Older generation 'going to pot'
More older people in the US are using marijuana as a recreational drug, figures have shown.
The number of people aged 50 and older reporting marijuana use increased from 1.9% to 2.9% from 2002 to 2008, according to surveys from the Substance Abuse and Mental Health Services Administration.
The rise was most dramatic among 55 to 59-year-olds, whose reported use more than tripled from 1.6% in 2002 to 5.1%.
Observers expect further increases as 78 million baby boomers born between 1945 and 1964 get older.
Politically, advocates for legalising marijuana say the number of older users could represent an important shift in their decades-long push to change US laws.

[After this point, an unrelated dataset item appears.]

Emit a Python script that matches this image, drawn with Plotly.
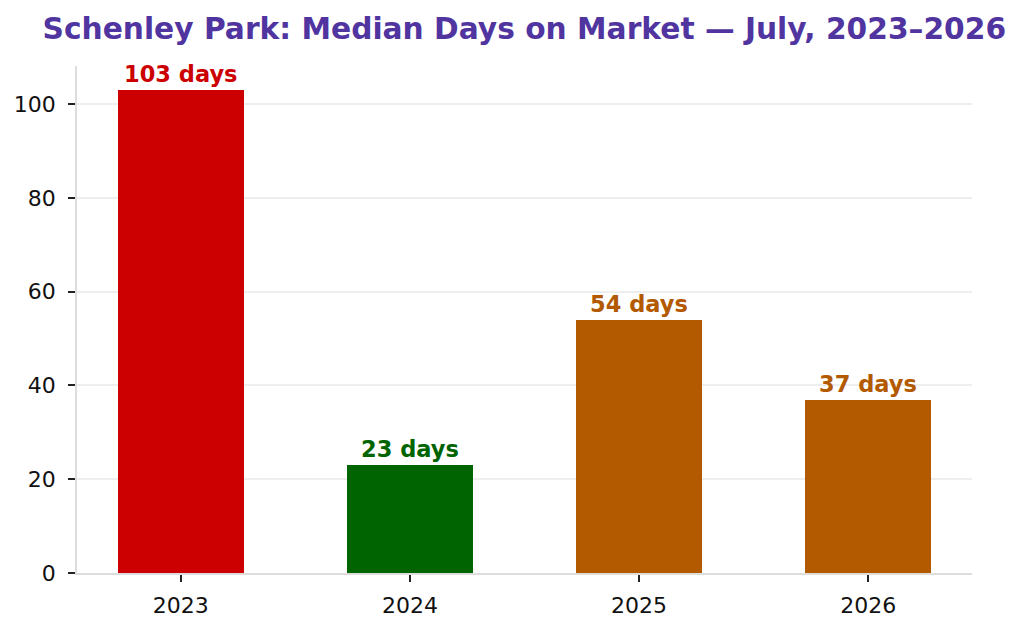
import plotly.graph_objects as go

years = ["2023", "2024", "2025", "2026"]
median_days = [103, 23, 54, 37]
bar_colors = ["#cc0000", "#006400", "#b35900", "#b35900"]
labels = [f"{d} days" for d in median_days]

fig = go.Figure()
fig.add_trace(go.Bar(
    x=list(range(len(years))),
    y=median_days,
    width=0.55,
    marker=dict(color=bar_colors, line=dict(width=0)),
    showlegend=False,
    hoverinfo="skip",
))

for i, (d, lab, c) in enumerate(zip(median_days, labels, bar_colors)):
    fig.add_annotation(x=i, y=d, text=f"<b>{lab}</b>", showarrow=False,
                       yanchor="bottom", yshift=1,
                       font=dict(family="DejaVu Sans", size=22.5, color=c))

fig.update_layout(
    width=1024, height=630,
    margin=dict(l=77, r=52, t=66, b=55),
    plot_bgcolor="white", paper_bgcolor="white",
    font=dict(family="DejaVu Sans", size=22, color="#111111"),
    title=dict(text="<b>Schenley Park: Median Days on Market — July, 2023–2026</b>",
               x=0.512, xanchor="center", y=0.954, yanchor="middle",
               font=dict(family="DejaVu Sans", size=29.7, color="#5034a0")),
    bargap=0,
)
fig.update_xaxes(
    range=[-0.4525, 3.4525],
    tickmode="array", tickvals=list(range(len(years))), ticktext=years,
    ticks="outside", ticklen=7, tickcolor="#222222", tickwidth=1.5,
    ticklabelstandoff=5,
    showline=True, linecolor="#dddddd", linewidth=1.5,
    showgrid=False, zeroline=False,
)
fig.update_yaxes(
    range=[0, 108.15],
    tickvals=[0, 20, 40, 60, 80, 100],
    ticks="outside", ticklen=7, tickcolor="#222222", tickwidth=1.5,
    ticklabelstandoff=8,
    showline=True, linecolor="#dddddd", linewidth=1.5,
    showgrid=True, gridcolor="#eeeeee", gridwidth=1.5,
    zeroline=False,
)

# drop the default 8px body margin so the figure fills the window exactly
fig.write_html("out.html", config={"displayModeBar": False},
               post_script="document.body.style.margin='0';")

"For the longest time, our political opponents were older Americans who were not familiar with marijuana and had lived through the 'Reefer Madness' mentality and they considered marijuana a very dangerous drug," said Keith Stroup, the founder and lawyer of NORML, a marijuana advocacy group.
"Now, whether they resume the habit of smoking or whether they simply understand that it's no big deal and that it shouldn't be a crime, in large numbers they're on our side of the issue."

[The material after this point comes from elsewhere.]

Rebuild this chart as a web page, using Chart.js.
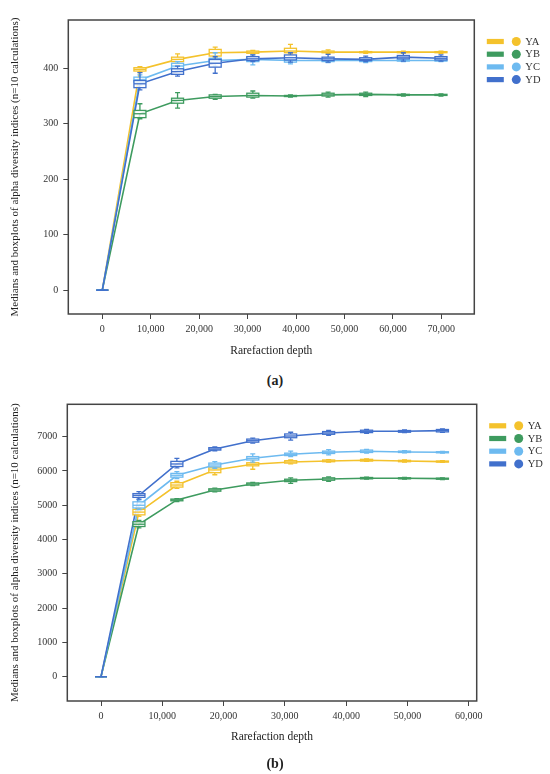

The drug is credited with relieving many problems of ageing: aches and pains, glaucoma, macular degeneration, and others. Patients in 14 states enjoy medical marijuana laws, but those elsewhere buy or grow the drug illegally to ease their conditions.
But older users could be at risk for falls if they become dizzy, and smoking marijuana increases the risk of heart disease and can cause cognitive impairment, said Dr. William Dale, chief of geriatrics and palliative medicine at the University of Chicago Medical Centre.
"There are other better ways to achieve the same effects," he said.